Kedua, kelompok yang mencoba membatasi peran agama dengan peran umat sebagai warga negara dan politik. Dalam pandangan ini, agama ditempatkan pada posisi relasi vertikal dengan Tuhan semata. Artinya agama dan politik berada pada dimensi berbeda dan masing-masing berjalan sendiri. Kelompok ini beranggapan bahwa Islam sebagai agama bebeda dengan Islam sebagai peradaban dan kebudayaan.

Kelompok ketiga adalah mereka yang tidak sepaham dengan kedua kelompok di atas. Mereka menolak kelompok pertama. Dalam hal ini Islam yang digunakan bukanlah yang mengikuti ajaran Nabi, tetapi melakukan pola hidup yang dilandasi dengan nilai-nilai keagamaan. Walaupun dalam prakteknya tidak sama dengan apa yang diajarkan Nabi, namun dalam dimensi nilai itu semua merupakan ajaran Nabi.

Sementara itu mereka tidak setuju dengan kelompok kedua karena pemisahan yang ekstrim antara agama dan politik tidak mungkin dilakukan. Pemisahan seperti ini tidak mungkin dilakukan karena seorang individu tidak mampu mengelola dua jiwa yakni jiwa keagamaan dan paham politik yang dianutnya.
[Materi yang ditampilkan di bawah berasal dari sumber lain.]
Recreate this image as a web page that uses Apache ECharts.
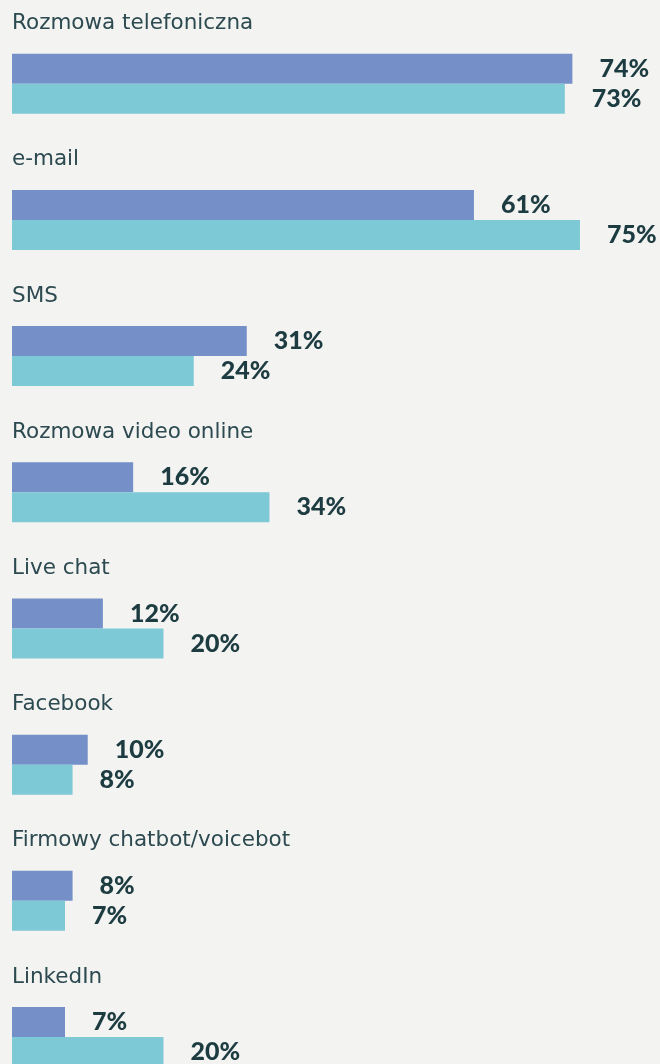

Pada akhirnya mereka menawarkan pemikiran integral, di mana pemikiran politik dilandasi oleh nilai-nilai agama. Yang artinya, kebijakan kenegaraan dan politik yang dijalankan oleh suatu negara tidak serta merta mengikuti seperti apa yang telah dijalankan oleh Khulafa’ Al-Rasyidin, namun tetap mengacu seperti yang berkembang sesuai dengan perkembangan peradaban dan budaya manusia.

Cendikiawan Muslim Indonesia umumnya masuk dalam kategori ketiga. Nurcholish Madjid contohnya, ia memandang politik sebagai wadah partisipasi umat untuk menentukan jalan yang benar. Setiap umat harus berpartisipasi dalam pemerintahan sekecil apapun yang bisa dilakukan, karena itu merupakan bagian dari upaya dakwah dan implementasi syari’at dalam masyarakat.

Tokoh-tokoh Islam masa lalu di Indonesia telah memikirkan baik-baik bagaimana menempatkan Islam dalam tatanan dasar negara, sehingga apa yang lahir yaitu agama. Karenanya tidak ada alasan bagi masyarakat Indonesia untuk menyatakan bahwa Indonesia bukan negara Islam.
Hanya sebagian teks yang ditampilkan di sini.